The Act, which came into effect on January 1, mandates that tourism operators deposit a specified amount per tourist in local banks. This regulation applies to both tourists who arrived in 2023, particularly in the last three months of the year, as well as those visiting in 2024.
Speaking during his visit to the residents of Hoarafushi in Haa Dhaalu Atoll, Muizzu confirmed that nearly all resorts had fully complied with the new regulations. He shared an update from the Governor of the Maldives Monetary Authority (MMA), revealing that over USD 25 million had been deposited in local banks, as of Monday.

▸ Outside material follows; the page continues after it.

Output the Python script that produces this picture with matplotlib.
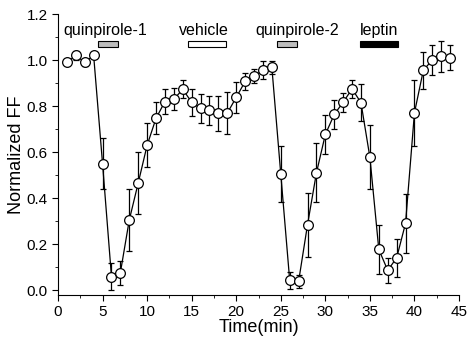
import matplotlib
matplotlib.use("Agg")
import matplotlib.pyplot as plt
from matplotlib.ticker import MultipleLocator

plt.rcParams["font.family"] = ["Liberation Sans", "DejaVu Sans"]

time_min = list(range(1, 45))
norm_ff = [0.99, 1.02, 0.99, 1.02, 0.55, 0.06, 0.077, 0.306, 0.466, 0.63,
           0.747, 0.82, 0.83, 0.873, 0.817, 0.79, 0.783, 0.77, 0.77, 0.838,
           0.907, 0.93, 0.956, 0.968, 0.505, 0.044, 0.039, 0.285, 0.51, 0.677,
           0.764, 0.817, 0.875, 0.815, 0.578, 0.178, 0.087, 0.141, 0.291, 0.771,
           0.956, 1.0, 1.016, 1.01]
ff_err = [0.0, 0.02, 0.015, 0.01, 0.11, 0.06, 0.052, 0.134, 0.134, 0.095,
          0.07, 0.054, 0.047, 0.039, 0.058, 0.063, 0.063, 0.076, 0.09, 0.066,
          0.036, 0.03, 0.039, 0.03, 0.12, 0.036, 0.027, 0.14, 0.128, 0.085,
          0.062, 0.041, 0.039, 0.08, 0.138, 0.108, 0.055, 0.084, 0.127, 0.143,
          0.081, 0.064, 0.067, 0.055]

# treatment bars (start/end in minutes) and label centres
treatments = ["quinpirole-1", "vehicle", "quinpirole-2", "leptin"]
treat_start = [4.5, 14.55, 24.6, 33.9]
treat_end = [6.7, 18.85, 26.8, 38.2]
treat_color = ["#bdbdbd", "white", "#bdbdbd", "black"]
label_x = [5.3, 16.4, 26.8, 36.0]

fig = plt.figure(figsize=(4.7, 3.46), dpi=100)
ax = fig.add_axes([0.1234, 0.1474, 0.8532, 0.8121])

ax.errorbar(time_min, norm_ff, yerr=ff_err, fmt="-o", color="black", lw=0.9,
            elinewidth=0.9, capsize=2.5, capthick=0.9, ms=7,
            mfc="white", mec="black", mew=0.9)

for name, s, e, c, lx in zip(treatments, treat_start, treat_end, treat_color, label_x):
    ax.bar((s + e) / 2, 0.027, width=e - s, bottom=1.055, color=c,
           edgecolor="black", linewidth=0.8)
    ax.text(lx, 1.128, name, ha="center", va="center", fontsize=11.5)

ax.set_xlim(0, 45)
ax.set_ylim(-0.02, 1.2)
ax.xaxis.set_major_locator(MultipleLocator(5))
ax.xaxis.set_minor_locator(MultipleLocator(2.5))
ax.yaxis.set_minor_locator(MultipleLocator(0.1))
ax.set_yticks([0.0, 0.2, 0.4, 0.6, 0.8, 1.0, 1.2])
ax.set_yticklabels(["0.0", "0.2", "0.4", "0.6", "0.8", "1.0", "1.2"])
ax.tick_params(which="major", direction="out", length=4, labelsize=11)
ax.tick_params(which="minor", direction="out", length=2.5)
ax.spines["top"].set_visible(False)
ax.spines["right"].set_visible(False)
ax.set_xlabel("Time(min)", fontsize=13, labelpad=0)
ax.set_ylabel("Normalized FF", fontsize=13, labelpad=1)

fig.savefig("out.png", dpi=100)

Muizzu emphasised that no exemptions would be granted for those required to deposit foreign currency under the new law, asserting that the proper implementation of the policy would provide a significant boost to the country’s economy.
The regulations stipulate that resorts must deposit USD 500 per tourist in a local bank, while guesthouses are required to deposit USD 25 per tourist. Additionally, the Act allows Category A resorts to choose between depositing USD 500 per tourist or 20 percent of their gross monthly income. Likewise, Category B guesthouses can opt to deposit either USD 25 per tourist or 20 percent of their monthly income.
The deadline for the first phase of deposits under the new regulations passed on yesterday. Although the exact amount deposited remains to be officially confirmed, the MMA estimates that the total deposits during this period will fall between USD 30 million and USD 40 million.